What it argues
How the Internet Happened covers the commercial history of the internet from the release of Mosaic in 1993 to the launch of the iPhone in 2007 — the window in which the web went from academic experiment to the defining infrastructure of modern life. Brian McCullough, who also hosts the Techmeme Ride Home podcast, writes from the perspective of a journalist who was paying attention during this period, and the book benefits from contemporaneous texture as well as retrospective analysis.

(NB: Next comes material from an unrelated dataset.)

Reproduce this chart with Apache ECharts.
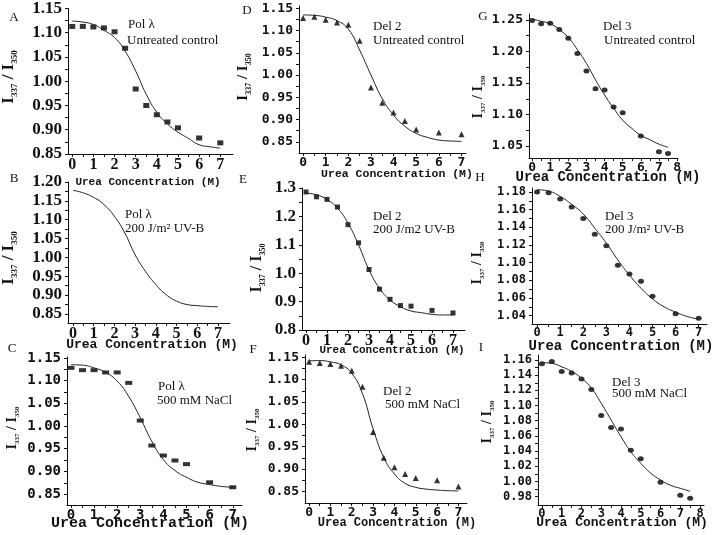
<!DOCTYPE html>
<html><head><meta charset="utf-8">
<script src="https://cdn.jsdelivr.net/npm/echarts@6/dist/echarts.min.js"></script>
<style>html,body{margin:0;padding:0;background:#fff}#c{width:716px;height:535px}</style>
</head><body><div id="c"></div>
<script>
// ---------- data ----------
const ureaPts = [0,0.5,1,1.5,2,2.5,3,3.5,4,4.5,5,6,7];
const ureaPts8 = [0,0.5,1,1.5,2,2.5,3,3.5,4,4.5,5,6,7,7.5];
const fitX7 = [0,0.5,1,1.5,2,2.5,3,3.5,4,4.5,5,5.5,6,6.5,7];
const fitX8 = [0,0.5,1,1.5,2,2.5,3,3.5,4,4.5,5,5.5,6,6.5,7,7.5];

const ptsA = [1.113,1.113,1.112,1.110,1.102,1.068,0.984,0.950,0.931,0.916,0.904,0.883,0.873];
const fitA = [1.124,1.122,1.117,1.105,1.090,1.062,1.021,0.973,0.936,0.912,0.895,0.882,0.869,0.865,0.862];
const fitB = [1.178,1.171,1.159,1.140,1.109,1.065,1.007,0.963,0.928,0.901,0.884,0.875,0.872,0.870,0.869];
const ptsC = [1.128,1.123,1.123,1.118,1.118,1.095,1.012,0.957,0.935,0.924,0.916,0.876,0.865];
const fitC = [1.135,1.134,1.128,1.118,1.099,1.065,1.018,0.966,0.926,0.902,0.887,0.876,0.871,0.867,0.865];
const ptsD = [1.128,1.131,1.124,1.118,1.113,1.077,0.972,0.938,0.916,0.897,0.878,0.871,0.867];
const fitD = [1.135,1.134,1.130,1.122,1.103,1.056,1.000,0.947,0.910,0.885,0.869,0.860,0.854,0.852,0.851];
const ptsE = [1.286,1.269,1.260,1.233,1.171,1.107,1.013,0.944,0.908,0.886,0.884,0.869,0.860];
const fitE = [1.282,1.276,1.259,1.229,1.176,1.100,1.012,0.947,0.906,0.882,0.867,0.861,0.855,0.853,0.853];
const ptsF = [1.140,1.137,1.135,1.131,1.120,1.084,0.983,0.925,0.904,0.889,0.880,0.875,0.861];
const fitF = [1.142,1.1425,1.1395,1.133,1.114,1.069,0.990,0.926,0.889,0.868,0.859,0.855,0.853,0.8515,0.851];
const ptsG = [1.249,1.244,1.245,1.235,1.221,1.197,1.169,1.141,1.139,1.112,1.103,1.066,1.041,1.038];
const fitG = [1.2515,1.248,1.244,1.235,1.222,1.203,1.181,1.155,1.131,1.110,1.091,1.078,1.067,1.060,1.053,1.048];
const ptsH = [1.180,1.179,1.172,1.163,1.150,1.132,1.119,1.097,1.087,1.079,1.062,1.042,1.037];
const fitH = [1.1826,1.181,1.175,1.166,1.155,1.139,1.122,1.103,1.086,1.071,1.059,1.050,1.044,1.039,1.036];
const ptsI = [1.155,1.158,1.145,1.143,1.135,1.121,1.087,1.071,1.069,1.041,1.030,0.999,0.982,0.978];
const fitI = [1.1565,1.1556,1.151,1.145,1.136,1.123,1.103,1.081,1.059,1.039,1.024,1.011,1.002,0.995,0.991,0.987];

const yTicks085_115 = [0.85,0.90,0.95,1.00,1.05,1.10,1.15];
const yTicks085_120 = [0.85,0.90,0.95,1.00,1.05,1.10,1.15,1.20];
const yTicksE = [0.8,0.9,1.0,1.1,1.2,1.3];
const yTicksG = [1.05,1.10,1.15,1.20,1.25];
const yTicksH = [1.04,1.06,1.08,1.10,1.12,1.14,1.16,1.18];
const yTicksI = [0.98,1.00,1.02,1.04,1.06,1.08,1.10,1.12,1.14,1.16];
const xTicks7 = [0,1,2,3,4,5,6,7];
const xTicks8 = [0,1,2,3,4,5,6,7,8];

const xTitle = 'Urea Concentration (M)';
const yTitleRich = '{i|I}{s|337}{i| / I}{s|350}';

// ---------- layout ----------
const SERIF = '"Liberation Serif", "Times New Roman", serif';
const MONO = '"DejaVu Sans Mono", monospace';
const panels = [
 {L:'A', px:ptsA, fx:fitA, ux:ureaPts, fxx:fitX7, left:68, top:7, w:165, h:147, xmin:-0.2, xmax:7.6, ymin:0.85, ymax:1.15, yt:yTicks085_115, xt:xTicks7, dec:2, big:true, sym:'rect', ss:[6,5],
  letter:[14,18], yname:[9,77,17], xname:[148,182,11], ann:[['Pol λ',128,25],['Untreated control',127,41]]},
 {L:'B', px:null, fx:fitB, ux:ureaPts, fxx:fitX7, left:68, top:182, w:162, h:141, xmin:-0.24, xmax:7.58, ymin:0.826, ymax:1.20, yt:yTicks085_120, xt:xTicks7, dec:2, big:true,
  letter:[14,179], yname:[9,258,17], xname:[152,345,13], ann:[['Pol λ',125,215],['200 J/m² UV-B',125,229]]},
 {L:'C', px:ptsC, fx:fitC, ux:ureaPts, fxx:fitX7, left:67, top:357, w:175, h:148, xmin:-0.17, xmax:7.4, ymin:0.826, ymax:1.152, yt:yTicks085_115, xt:xTicks7, dec:2, big:false, fs:14, sym:'rect', ss:[7,4],
  letter:[12,349], yname:[12,428,14], xname:[150,523,15], ann:[['Pol λ',158,387],['500 mM NaCl',157,401]]},
 {L:'D', px:ptsD, fx:fitD, ux:ureaPts, fxx:fitX7, left:299, top:6, w:167, h:147, xmin:-0.18, xmax:7.2, ymin:0.825, ymax:1.155, yt:yTicks085_115, xt:xTicks7, dec:2, big:false, fs:13, sym:'triangle', ss:6,
  letter:[247,11], yname:[243,77,15], xname:[397,174,11.5], ann:[['Del 2',373,27],['Untreated control',373,41]]},
 {L:'E', px:ptsE, fx:fitE, ux:ureaPts, fxx:fitX7, left:302, top:188, w:163, h:142, xmin:-0.19, xmax:7.57, ymin:0.8, ymax:1.3, yt:yTicksE, xt:xTicks7, dec:1, big:true, sym:'rect', ss:[5,5],
  letter:[243,180], yname:[257,268,16], xname:[392,350,11], ann:[['Del 2',373,217],['200 J/m2 UV-B',373,230]]},
 {L:'F', px:ptsF, fx:fitF, ux:ureaPts, fxx:fitX7, left:305, top:355, w:162, h:148, xmin:-0.19, xmax:7.4, ymin:0.824, ymax:1.155, yt:yTicks085_115, xt:xTicks7, dec:2, big:false, fs:13, sym:'triangle', ss:6,
  letter:[253,350], yname:[252,430,14], xname:[397,523,12], ann:[['Del 2',383,392],['500 mM NaCl',385,405]]},
 {L:'G', px:ptsG, fx:fitG, ux:ureaPts8, fxx:fitX8, left:529, top:14, w:149, h:144, xmin:-0.17, xmax:8.05, ymin:1.031, ymax:1.2595, yt:yTicksG, xt:xTicks8, dec:2, big:false, fs:13, sym:'circle', ss:[6,5],
  letter:[483,17], yname:[478,97,14], xname:[608,177,14], ann:[['Del 3',603,27],['Untreated control',604,41]]},
 {L:'H', px:ptsH, fx:fitH, ux:ureaPts, fxx:fitX7, left:532, top:188, w:175, h:136, xmin:-0.22, xmax:7.36, ymin:1.0305, ymax:1.1845, yt:yTicksH, xt:xTicks7, dec:2, big:false, fs:12, sym:'circle', ss:[6,5],
  letter:[480,178], yname:[477,263,14], xname:[621,346,14], ann:[['Del 3',605,217],['200 J/m² UV-B',605,230]]},
 {L:'I', px:ptsI, fx:fitI, ux:ureaPts8, fxx:fitX8, left:538, top:355, w:166, h:150, xmin:-0.2, xmax:8.2, ymin:0.969, ymax:1.1666, yt:yTicksI, xt:xTicks8, dec:2, big:false, fs:12, sym:'circle', ss:[6,5],
  letter:[481,348], yname:[487,422,14], xname:[622,523,13], ann:[['Del 3',612,383],['500 mM NaCl',612,394]]}
];

function midTicks(arr){
  const out=[];
  for(let i=0;i<arr.length;i++){ out.push(arr[i]); if(i<arr.length-1) out.push((arr[i]+arr[i+1])/2); }
  return out;
}

const grids=[], xAxes=[], yAxes=[], series=[], graphics=[];
panels.forEach((p,i)=>{
  grids.push({left:p.left, top:p.top, width:p.w, height:p.h, containLabel:false});
  const lblFont = p.big ? {fontFamily:SERIF, fontWeight:'bold', fontSize:17} : {fontFamily:MONO, fontWeight:'bold', fontSize:p.fs};
  const xlblFont = p.big ? {fontFamily:SERIF, fontWeight:'bold', fontSize:16} : {fontFamily:MONO, fontWeight:'bold', fontSize:p.fs};
  const axisLine = {show:true, onZero:false, lineStyle:{color:'#111', width:1}};
  xAxes.push({gridIndex:i, type:'value', min:p.xmin, max:p.xmax, splitLine:{show:false}, axisLine,
    axisTick:{show:true, length:3, lineStyle:{color:'#111'}, customValues:midTicks(p.xt)},
    axisLabel:{color:'#111', margin:3, customValues:p.xt, formatter:v=>String(Math.round(v)), ...xlblFont}});
  yAxes.push({gridIndex:i, type:'value', min:p.ymin, max:p.ymax, splitLine:{show:false}, axisLine,
    axisTick:{show:true, length:3, lineStyle:{color:'#111'}, customValues:midTicks(p.yt)},
    axisLabel:{color:'#111', margin:6, customValues:p.yt, formatter:v=>v.toFixed(p.dec), ...lblFont}});
  series.push({type:'line', xAxisIndex:i, yAxisIndex:i, smooth:true, symbol:'none', silent:true,
    lineStyle:{color:'#222', width:1}, data:p.fxx.map((x,k)=>[x,p.fx[k]])});
  if(p.px){
    series.push({type:'scatter', xAxisIndex:i, yAxisIndex:i, symbol:p.sym, symbolSize:p.ss, silent:true,
      itemStyle:{color:'#000'}, data:p.ux.map((x,k)=>[x,p.px[k]])});
  }
  graphics.push({type:'text', x:p.letter[0], y:p.letter[1], style:{text:p.L, font:'13px '+SERIF, fill:'#111', textAlign:'center', textVerticalAlign:'middle'}});
  graphics.push({type:'text', x:p.xname[0], y:p.xname[1], style:{text:xTitle, font:'bold '+p.xname[2]+'px "Liberation Mono", monospace', fill:'#111', textAlign:'center', textVerticalAlign:'middle'}});
  const ys=p.yname[2];
  graphics.push({type:'text', x:p.yname[0], y:p.yname[1], rotation:Math.PI/2,
    style:{text:yTitleRich, fill:'#111', textAlign:'center', textVerticalAlign:'middle',
      rich:{i:{fontFamily:SERIF, fontWeight:'bold', fontSize:ys, lineHeight:ys+4, fill:'#111'},
            s:{fontFamily:SERIF, fontWeight:'bold', fontSize:Math.round(ys*0.5), lineHeight:Math.round(ys*0.6), verticalAlign:'bottom', fill:'#111'}}}});
  p.ann.forEach(a=>{
    graphics.push({type:'text', x:a[1], y:a[2], style:{text:a[0], font:'13px '+SERIF, fill:'#111', textAlign:'left', textVerticalAlign:'middle'}});
  });
});

const chart = echarts.init(document.getElementById('c'), null, {renderer:'canvas'});
chart.setOption({animation:false, backgroundColor:'#fff', grid:grids, xAxis:xAxes, yAxis:yAxes, series, graphic:graphics});
</script></body></html>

The narrative moves chronologically through the major episodes: the browser wars between Netscape and Microsoft, the dot-com boom and its extraordinary valuations, the implosion of 2000 to 2001, and the second wave of companies — Google, Amazon, Apple, Facebook, YouTube — that emerged from the wreckage and came to dominate the era that followed. McCullough is particularly good on the first wave, capturing the genuine excitement and genuine delusion that coexisted in equal measure during the late 1990s.
What it gets right
- 1.
The commercial internet was shaped by a handful of specific product decisions — most notably Mosaic and Netscape — that brought the web to non-technical users and created the consumer internet we know.
- 2.
The dot-com bubble was not simply irrational exuberance. Many participants understood the fundamentals were stretched but believed they could exit before the crash. Some were right; most were not.
- 3.
AOL's dominance in the late 1990s looked like a permanent moat but was actually a symptom of a transition period. As broadband replaced dial-up, the moat evaporated almost completely.
What it covers
Who wrote it
Brian McCullough is an American technology journalist, podcast host, and author based in New York. He hosts the Techmeme Ride Home, a daily technology news podcast, and previously ran the Internet History Podcast, which was the primary research vehicle for this book. How the Internet Happened draws on hundreds of interviews and contemporaneous coverage from the era it documents. McCullough has covered technology as a journalist and commentator for over two decades.